Crude for January delivery rose 0.6% to US$76.48 a barrel in electronic trading on the New York Mercantile Exchange.
Gold climbed to a new record as the greenback weakened, spurring investors to buy the precious metal as an alternative investment. Speculation that India may add to its gold reserves also helped lift prices.
Gold reached a record US$1,184.70 an ounce. On the New York Mercantile Exchange, gold futures for February delivery rose 1.2% to US$1,181.70 an ounce.
Copper headed for a 14-month high. Copper for three-month delivery on the London Metal Exchange rose to US$6,985 a tonne from $6,870 a tonne.
Stocks in Europe also gained after the more upbeat U.S. data, helping soothe nerves after Dubai World’s announcement.
The Dow Jones Stoxx 600 Index rose 0.5% to 248.09.
Among national benchmarks, the U.K.’s FTSE 100 rose 0.8% to 5364.81 after the Office for National Statistics said gross domestic product fell 0.3% in the third quarter, less than the previous estimate of 0.4%.

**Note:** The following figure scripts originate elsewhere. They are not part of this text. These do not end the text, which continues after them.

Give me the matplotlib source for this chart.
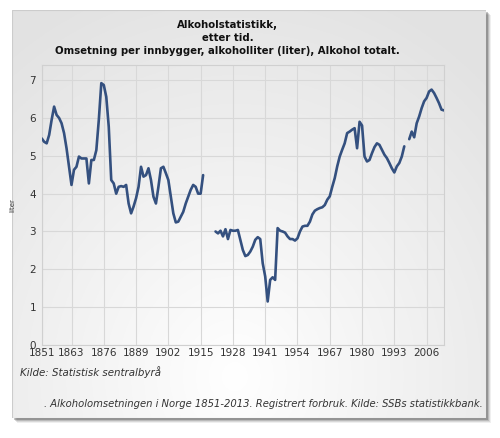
import numpy as np
import matplotlib
matplotlib.use("Agg")
import matplotlib.pyplot as plt
from matplotlib.patches import Rectangle

years = list(range(1851, 2014))
nan = np.nan
values = [
    # 1851-1860
    5.46, 5.37, 5.33, 5.55, 5.95, 6.30, 6.08, 6.00, 5.86, 5.60,
    # 1861-1870
    5.20, 4.71, 4.23, 4.63, 4.71, 4.98, 4.93, 4.93, 4.93, 4.27,
    # 1871-1880
    4.89, 4.89, 5.15, 5.95, 6.92, 6.87, 6.56, 5.77, 4.36, 4.27,
    # 1881-1890
    4.00, 4.18, 4.20, 4.18, 4.23, 3.74, 3.48, 3.66, 3.88, 4.18,
    # 1891-1900
    4.71, 4.45, 4.49, 4.67, 4.36, 3.92, 3.74, 4.18, 4.67, 4.71,
    # 1901-1910
    4.54, 4.36, 3.92, 3.48, 3.24, 3.26, 3.39, 3.52, 3.74, 3.92,
    # 1911-1920
    4.10, 4.23, 4.18, 4.00, 4.00, 4.49, nan, nan, nan, nan,
    # 1921-1930
    3.00, 2.95, 3.02, 2.87, 3.06, 2.80, 3.04, 3.02, 3.02, 3.04,
    # 1931-1940
    2.78, 2.51, 2.35, 2.38, 2.47, 2.60, 2.78, 2.85, 2.80, 2.16,
    # 1941-1950
    1.81, 1.15, 1.72, 1.79, 1.72, 3.09, 3.02, 3.00, 2.97, 2.87,
    # 1951-1960
    2.80, 2.80, 2.76, 2.82, 3.00, 3.13, 3.15, 3.15, 3.26, 3.45,
    # 1961-1970
    3.55, 3.59, 3.62, 3.64, 3.70, 3.84, 3.93, 4.18, 4.41, 4.72,
    # 1971-1980
    4.98, 5.16, 5.33, 5.60, 5.64, 5.69, 5.73, 5.20, 5.90, 5.80,
    # 1981-1990
    4.98, 4.85, 4.89, 5.07, 5.23, 5.33, 5.29, 5.16, 5.03, 4.94,
    # 1991-2000
    4.81, 4.67, 4.56, 4.72, 4.81, 4.98, 5.25, nan, 5.44, 5.64,
    # 2001-2010
    5.49, 5.86, 6.04, 6.26, 6.44, 6.53, 6.70, 6.75, 6.66, 6.53,
    # 2011-2013
    6.39, 6.22, 6.20,
]
xticks = [1851, 1863, 1876, 1889, 1902, 1915, 1928, 1941, 1954, 1967, 1980, 1993, 2006]
yticks = [0, 1, 2, 3, 4, 5, 6, 7]
title = "Alkoholstatistikk,\netter tid.\nOmsetning per innbygger, alkoholliter (liter), Alkohol totalt."
ylabel = "liter"
source = "Kilde: Statistisk sentralbyrå"
caption = ". Alkoholomsetningen i Norge 1851-2013. Registrert forbruk. Kilde: SSBs statistikkbank."

W, H = 500, 438
fig = plt.figure(figsize=(W / 100, H / 100), dpi=100)
fig.patch.set_facecolor("white")

# panel geometry (pixels)
px0, px1, py0, py1 = 12, 486, 10, 418

# drop shadow
for i, a in enumerate([0.08, 0.12, 0.18, 0.28]):
    off = 5 - i
    r = Rectangle(((px0 + off) / W, 1 - (py1 + off) / H), (px1 - px0) / W, (py1 - py0) / H,
                  transform=fig.transFigure, facecolor="#333333", edgecolor="none",
                  alpha=a, zorder=0)
    fig.patches.append(r)

# gradient panel
bg = fig.add_axes([px0 / W, 1 - py1 / H, (px1 - px0) / W, (py1 - py0) / H], zorder=1)
gx, gy = np.meshgrid(np.linspace(0, 1, 300), np.linspace(0, 1, 300))
d = np.sqrt(((gx - 0.47) / 0.7) ** 2 + ((gy - 0.9) / 0.9) ** 2)
lum = 1.0 - 0.10 * np.clip(d, 0, 1.1)
img = np.dstack([lum, lum, lum])
bg.imshow(img, aspect="auto", extent=[0, 1, 0, 1], origin="upper")
bg.set_axis_off()
bg.add_patch(Rectangle((0, 0), 1, 1, transform=bg.transAxes, fill=False,
                       edgecolor="#cccccc", lw=0.8))

ax = fig.add_axes([41.7 / W, 1 - 345 / H, (444 - 41.7) / W, (345 - 65) / H], zorder=2)
ax.patch.set_alpha(0)
ax.plot(years, values, color="#34507f", lw=1.9, solid_capstyle="round", zorder=3)
ax.set_xlim(1851, 2013)
ax.set_ylim(0, 7.4)
ax.set_xticks(xticks)
ax.set_yticks(yticks)
ax.grid(True, color="#d8d8d8", lw=0.8)
ax.tick_params(length=0, labelsize=7.5, colors="#333333", pad=2)
ax.tick_params(axis="y", pad=4)
for s in ax.spines.values():
    s.set_color("#d0d0d0")
    s.set_linewidth(0.8)
ax.set_ylabel(ylabel, fontsize=5, color="#333333", labelpad=10)

fig.text(0.455, 1 - 20 / H, title, ha="center", va="top", fontsize=7.3,
         fontweight="bold", color="#111111", linespacing=1.4)
fig.text(20 / W, 1 - 372 / H, source, ha="left", va="center", fontsize=7.4,
         style="italic", color="#333333")
fig.text(483 / W, 1 - 404 / H, caption, ha="right", va="center", fontsize=7.2,
         style="italic", color="#333333")

fig.savefig("out.png", dpi=100)
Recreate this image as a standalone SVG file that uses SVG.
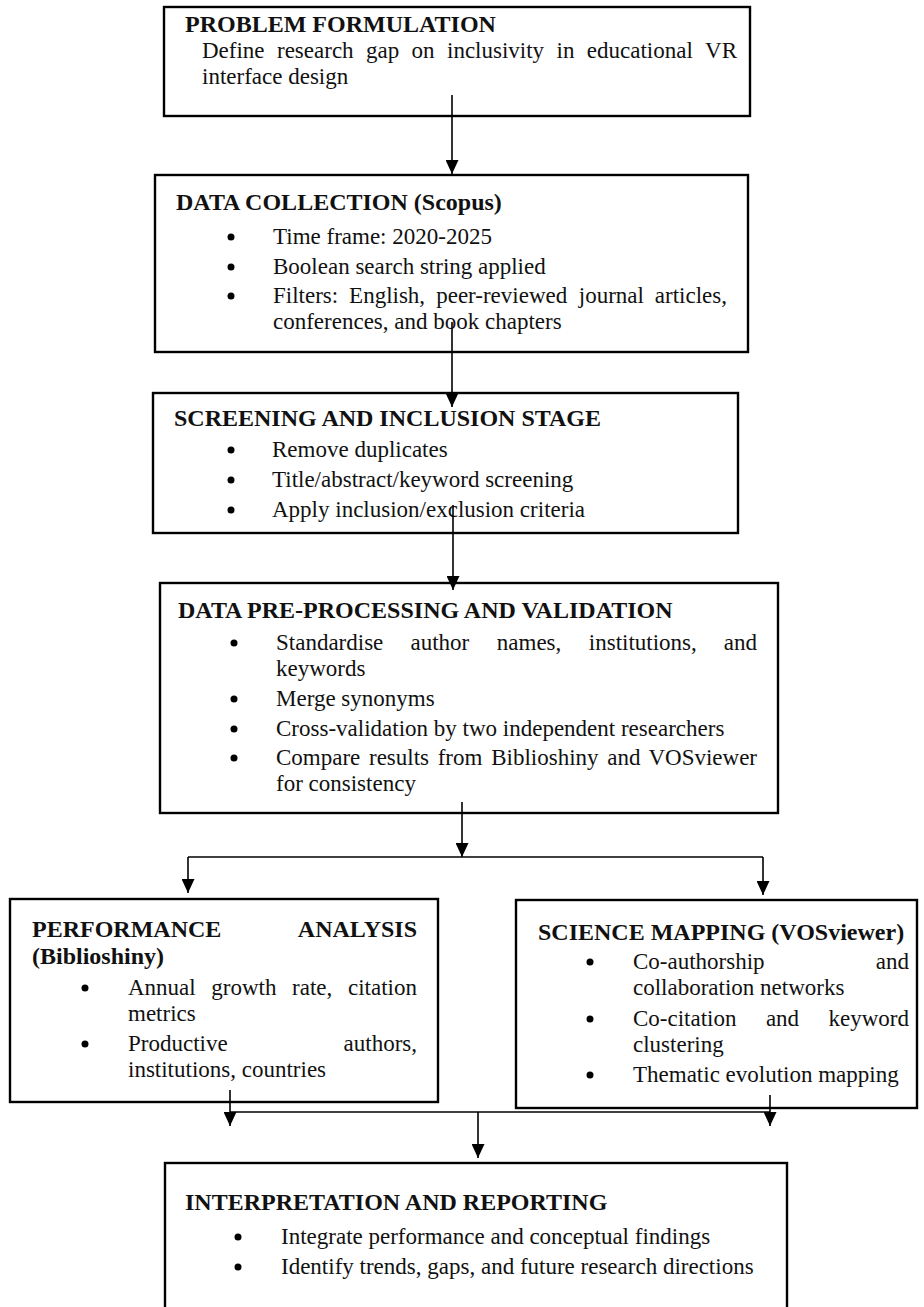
<svg xmlns="http://www.w3.org/2000/svg" width="924" height="1307" viewBox="0 0 924 1307">
<defs>
<marker id="ah" markerWidth="14" markerHeight="13" refX="14" refY="6.5" orient="auto" markerUnits="userSpaceOnUse">
<path d="M0,0 L14,6.5 L0,13 z" fill="#000"/>
</marker>
<style>
.box{fill:#fff;stroke:#000;stroke-width:2.4}
.t{font-family:"Liberation Serif","Times New Roman",serif;font-size:23px;fill:#111}
.b{font-weight:bold;font-size:24px}
.e{text-anchor:end}
.dot{fill:#000}
.c{stroke:#000;stroke-width:1.6;fill:none}
.ca{stroke:#000;stroke-width:1.6;fill:none;marker-end:url(#ah)}
</style>
</defs>
<rect width="924" height="1307" fill="#fff"/>

<g id="n1">
<rect class="box" x="164" y="7" width="586" height="109"/>
<text class="t b" x="185" y="32">PROBLEM FORMULATION</text>
<text class="t" y="58"><tspan x="202">Define</tspan><tspan x="277">research</tspan><tspan x="366">gap</tspan><tspan x="411.6">on</tspan><tspan x="447">inclusivity</tspan><tspan x="556.5">in</tspan><tspan x="586.8">educational</tspan></text>
<text class="t e" x="737" y="58">VR</text>
<text class="t" x="202" y="84">interface design</text>
</g>

<g id="n2">
<rect class="box" x="155" y="175" width="593" height="177"/>
<text class="t b" x="176" y="210">DATA COLLECTION (Scopus)</text>
<circle class="dot" cx="231" cy="237" r="3.5"/>
<text class="t" x="273" y="244">Time frame: 2020-2025</text>
<circle class="dot" cx="231" cy="267" r="3.5"/>
<text class="t" x="273" y="274">Boolean search string applied</text>
<circle class="dot" cx="231" cy="296" r="3.5"/>
<text class="t" y="303"><tspan x="273">Filters:</tspan><tspan x="349.1">English,</tspan><tspan x="436.2">peer-reviewed</tspan><tspan x="578.8">journal</tspan></text>
<text class="t e" x="727" y="303">articles,</text>
<text class="t" x="273" y="329">conferences, and book chapters</text>
</g>

<g id="n3">
<rect class="box" x="153" y="393" width="585" height="140"/>
<text class="t b" x="174" y="426">SCREENING AND INCLUSION STAGE</text>
<circle class="dot" cx="231" cy="450" r="3.5"/>
<text class="t" x="272" y="457">Remove duplicates</text>
<circle class="dot" cx="231" cy="480" r="3.5"/>
<text class="t" x="272" y="487">Title/abstract/keyword screening</text>
<circle class="dot" cx="231" cy="510" r="3.5"/>
<text class="t" x="272" y="517">Apply inclusion/exclusion criteria</text>
</g>

<g id="n4">
<rect class="box" x="160" y="583" width="618" height="230"/>
<text class="t b" x="178" y="618">DATA PRE-PROCESSING AND VALIDATION</text>
<circle class="dot" cx="234" cy="643" r="3.5"/>
<text class="t" y="650"><tspan x="276">Standardise</tspan><tspan x="410.5">author</tspan><tspan x="496.8">names,</tspan><tspan x="588.8">institutions,</tspan></text>
<text class="t e" x="757" y="650">and</text>
<text class="t" x="276" y="676">keywords</text>
<circle class="dot" cx="234" cy="699" r="3.5"/>
<text class="t" x="276" y="706">Merge synonyms</text>
<circle class="dot" cx="234" cy="729" r="3.5"/>
<text class="t" x="276" y="736">Cross-validation by two independent researchers</text>
<circle class="dot" cx="234" cy="758" r="3.5"/>
<text class="t" y="765"><tspan x="276">Compare</tspan><tspan x="369">results</tspan><tspan x="437.7">from</tspan><tspan x="491.2">Biblioshiny</tspan><tspan x="607.3">and</tspan></text>
<text class="t e" x="757" y="765">VOSviewer</text>
<text class="t" x="276" y="791">for consistency</text>
</g>

<g id="n5">
<rect class="box" x="10" y="899" width="428" height="203"/>
<text class="t b" x="32" y="937">PERFORMANCE</text>
<text class="t b e" x="417" y="937">ANALYSIS</text>
<text class="t b" x="32" y="964">(Biblioshiny)</text>
<circle class="dot" cx="85" cy="988" r="3.5"/>
<text class="t" y="995"><tspan x="128">Annual</tspan><tspan x="211.3">growth</tspan><tspan x="292.1">rate,</tspan></text>
<text class="t e" x="417" y="995">citation</text>
<text class="t" x="128" y="1021">metrics</text>
<circle class="dot" cx="85" cy="1044" r="3.5"/>
<text class="t" x="128" y="1051">Productive</text>
<text class="t e" x="417" y="1051">authors,</text>
<text class="t" x="128" y="1077">institutions, countries</text>
</g>

<g id="n6">
<rect class="box" x="516" y="900" width="401" height="208"/>
<text class="t b" x="538" y="940">SCIENCE MAPPING (VOSviewer)</text>
<circle class="dot" cx="590" cy="962" r="3.5"/>
<text class="t" x="633" y="969">Co-authorship</text>
<text class="t e" x="909" y="969">and</text>
<text class="t" x="633" y="995">collaboration networks</text>
<circle class="dot" cx="590" cy="1019" r="3.5"/>
<text class="t" y="1026"><tspan x="633">Co-citation</tspan><tspan x="765.9">and</tspan></text>
<text class="t e" x="909" y="1026">keyword</text>
<text class="t" x="633" y="1052">clustering</text>
<circle class="dot" cx="590" cy="1075" r="3.5"/>
<text class="t" x="633" y="1082">Thematic evolution mapping</text>
</g>

<g id="n7">
<rect class="box" x="165" y="1163" width="622" height="170"/>
<text class="t b" x="185" y="1210">INTERPRETATION AND REPORTING</text>
<circle class="dot" cx="238" cy="1237" r="3.5"/>
<text class="t" x="281" y="1244">Integrate performance and conceptual findings</text>
<circle class="dot" cx="238" cy="1267" r="3.5"/>
<text class="t" x="281" y="1274">Identify trends, gaps, and future research directions</text>
</g>

<g id="connectors">
<line class="ca" x1="452" y1="95" x2="452" y2="174"/>
<line class="ca" x1="452" y1="322" x2="452" y2="407"/>
<line class="ca" x1="453" y1="505" x2="453" y2="590"/>
<line class="ca" x1="462" y1="802" x2="462" y2="857"/>
<line class="c" x1="188" y1="857" x2="763" y2="857"/>
<line class="ca" x1="188" y1="857" x2="188" y2="893"/>
<line class="ca" x1="763" y1="857" x2="763" y2="895"/>
<line class="ca" x1="230" y1="1090" x2="230" y2="1126"/>
<line class="ca" x1="770" y1="1095" x2="770" y2="1126"/>
<line class="c" x1="230" y1="1112" x2="770" y2="1112"/>
<line class="ca" x1="478" y1="1112" x2="478" y2="1158"/>
</g>
</svg>
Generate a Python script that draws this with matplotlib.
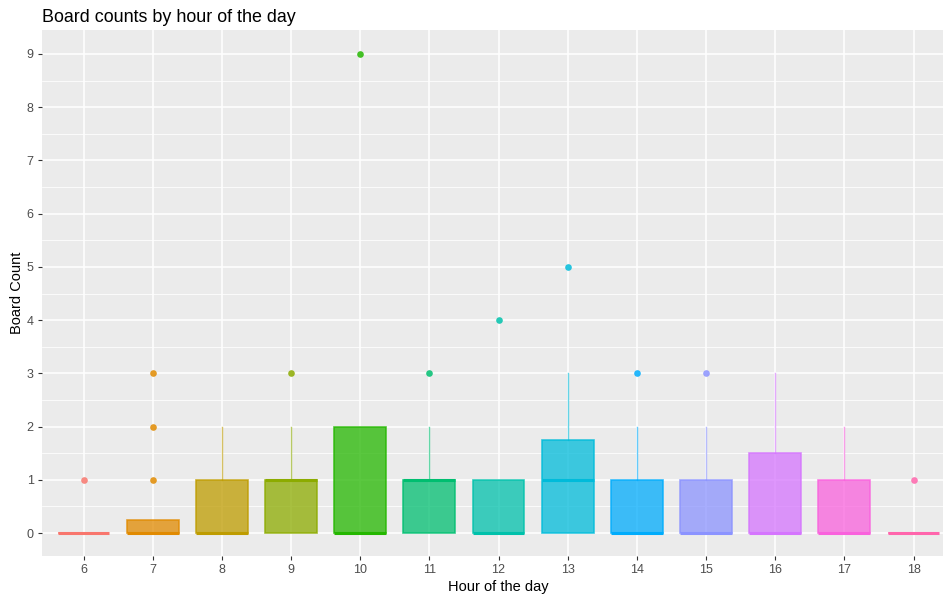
import numpy as np
import matplotlib.pyplot as plt
from matplotlib.colors import to_rgba

# ================= DATA ================= #
HOURS = [6, 7, 8, 9, 10, 11, 12, 13, 14, 15, 16, 17, 18]
Q1 = [0, 0, 0, 0, 0, 0, 0, 0, 0, 0, 0, 0, 0]
MEDIAN = [0, 0, 0, 1, 0, 1, 0, 1, 0, 0, 0, 0, 0]
Q3 = [0, 0.25, 1, 1, 2, 1, 1, 1.75, 1, 1, 1.5, 1, 0]
WHISK_LO = [0, 0, 0, 0, 0, 0, 0, 0, 0, 0, 0, 0, 0]
WHISK_HI = [0, 0.25, 2, 2, 2, 2, 1, 3, 2, 2, 3, 2, 0]
OUTLIERS = [[1], [1, 2, 3], [], [3], [9], [3], [4], [5], [3], [3], [], [], [1]]

COLORS = ["#F8766D", "#E18A00", "#BE9C00", "#8CAB00", "#24B700", "#00BE70",
          "#00C1AB", "#00BBDA", "#00ACFC", "#8B93FF", "#D575FE", "#F962DD",
          "#FF65AC"]

# ================= PLOT ================= #
plt.rcParams["font.family"] = ["Liberation Sans", "DejaVu Sans"]

fig = plt.figure(figsize=(9.43, 5.98), dpi=100)
ax = fig.add_axes([42 / 943, 42 / 598, 913 / 943, 526 / 598])
ax.set_facecolor("#EBEBEB")

x = np.arange(len(HOURS))

for i, h in enumerate(HOURS):
    c = COLORS[i]
    stats = [{
        "q1": Q1[i], "med": MEDIAN[i], "q3": Q3[i],
        "whislo": WHISK_LO[i], "whishi": WHISK_HI[i],
        "fliers": OUTLIERS[i], "label": str(h),
    }]
    ax.bxp(
        stats, positions=[x[i]], widths=0.75, patch_artist=True,
        showcaps=False, manage_ticks=False,
        boxprops=dict(facecolor=to_rgba(c, 0.75), edgecolor=to_rgba(c, 0.8), linewidth=1.2),
        medianprops=dict(color=c, linewidth=2.2, solid_capstyle="butt"),
        whiskerprops=dict(color=to_rgba(c, 0.6), linewidth=1.0),
        flierprops=dict(marker="o", markerfacecolor=to_rgba(c, 0.85),
                        markeredgecolor="none", markersize=4.8),
        zorder=3,
    )

ax.set_xlim(-0.6, len(HOURS) - 0.4)
ax.set_ylim(-0.43, 9.45)
ax.set_xticks(x)
ax.set_xticklabels([str(h) for h in HOURS])
ax.set_yticks(range(0, 10))
ax.set_yticks(np.arange(0.5, 9.5, 1), minor=True)

ax.grid(which="major", color="white", linewidth=1.1, zorder=0)
ax.grid(which="minor", axis="y", color="white", linewidth=0.55, zorder=0)
ax.set_axisbelow(True)
for s in ax.spines.values():
    s.set_visible(False)

ax.tick_params(which="major", length=3, width=0.8, color="#333333",
               labelcolor="#4D4D4D", labelsize=9, pad=3)
ax.tick_params(which="minor", length=0)

ax.set_xlabel("Hour of the day", fontsize=10.5, color="black", labelpad=3)
ax.set_ylabel("Board Count", fontsize=10.5, color="black", labelpad=2)
ax.set_title("Board counts by hour of the day", loc="left", fontsize=12.9,
             color="black", pad=6)

fig.savefig("out.png", dpi=100)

Germany’s DAX 30 gained 0.6% to 5803.02 and France’s CAC 40 rose 0.7% to 3809.16. Greece’s ASE Index fell 2.3% as shares of Piraeus Bank and Alpha Bank tumbled.
Compass Group, the world’s biggest catering company, climbed 6.3% after posting earnings that beat estimates.
WS Atkins plc, the U.K. engineering design company, jumped 7.5% after saying it is confident about its performance for the second half of the year.